# [Instruction]
Exact reproduction of the data is required, with images excluded.

# [Collected data]
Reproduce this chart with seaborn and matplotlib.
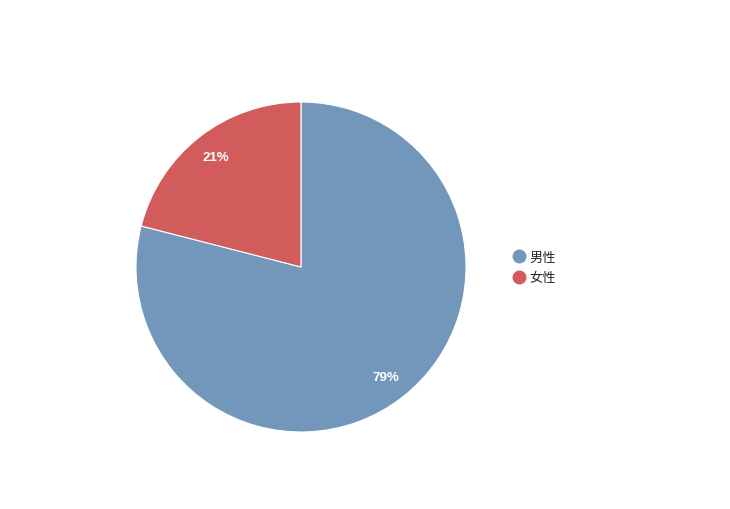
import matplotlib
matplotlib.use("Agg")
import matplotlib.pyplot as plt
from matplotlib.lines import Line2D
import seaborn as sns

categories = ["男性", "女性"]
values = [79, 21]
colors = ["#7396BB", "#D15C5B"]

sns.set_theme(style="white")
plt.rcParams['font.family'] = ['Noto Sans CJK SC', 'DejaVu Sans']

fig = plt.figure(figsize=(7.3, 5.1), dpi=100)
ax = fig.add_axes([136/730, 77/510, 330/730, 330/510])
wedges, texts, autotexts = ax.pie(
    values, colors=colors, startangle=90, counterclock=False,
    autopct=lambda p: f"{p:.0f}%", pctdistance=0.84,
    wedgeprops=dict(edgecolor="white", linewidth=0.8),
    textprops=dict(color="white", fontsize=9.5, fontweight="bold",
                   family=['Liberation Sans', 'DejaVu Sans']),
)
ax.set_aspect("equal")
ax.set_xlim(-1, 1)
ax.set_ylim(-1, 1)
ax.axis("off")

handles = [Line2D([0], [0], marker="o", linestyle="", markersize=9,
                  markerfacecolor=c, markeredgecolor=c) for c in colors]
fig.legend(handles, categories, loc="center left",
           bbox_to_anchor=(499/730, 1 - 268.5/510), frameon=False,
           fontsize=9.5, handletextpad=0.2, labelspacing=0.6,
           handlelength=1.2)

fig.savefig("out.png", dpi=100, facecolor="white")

# [Reply to the exercise]
Reproduce this chart with seaborn and matplotlib.
import matplotlib
matplotlib.use("Agg")
import matplotlib.pyplot as plt
from matplotlib.lines import Line2D
import seaborn as sns

categories = ["男性", "女性"]
values = [79, 21]
colors = ["#7396BB", "#D15C5B"]

sns.set_theme(style="white")
plt.rcParams['font.family'] = ['Noto Sans CJK SC', 'DejaVu Sans']

fig = plt.figure(figsize=(7.3, 5.1), dpi=100)
ax = fig.add_axes([136/730, 77/510, 330/730, 330/510])
wedges, texts, autotexts = ax.pie(
    values, colors=colors, startangle=90, counterclock=False,
    autopct=lambda p: f"{p:.0f}%", pctdistance=0.84,
    wedgeprops=dict(edgecolor="white", linewidth=0.8),
    textprops=dict(color="white", fontsize=9.5, fontweight="bold",
                   family=['Liberation Sans', 'DejaVu Sans']),
)
ax.set_aspect("equal")
ax.set_xlim(-1, 1)
ax.set_ylim(-1, 1)
ax.axis("off")

handles = [Line2D([0], [0], marker="o", linestyle="", markersize=9,
                  markerfacecolor=c, markeredgecolor=c) for c in colors]
fig.legend(handles, categories, loc="center left",
           bbox_to_anchor=(499/730, 1 - 268.5/510), frameon=False,
           fontsize=9.5, handletextpad=0.2, labelspacing=0.6,
           handlelength=1.2)

fig.savefig("out.png", dpi=100, facecolor="white")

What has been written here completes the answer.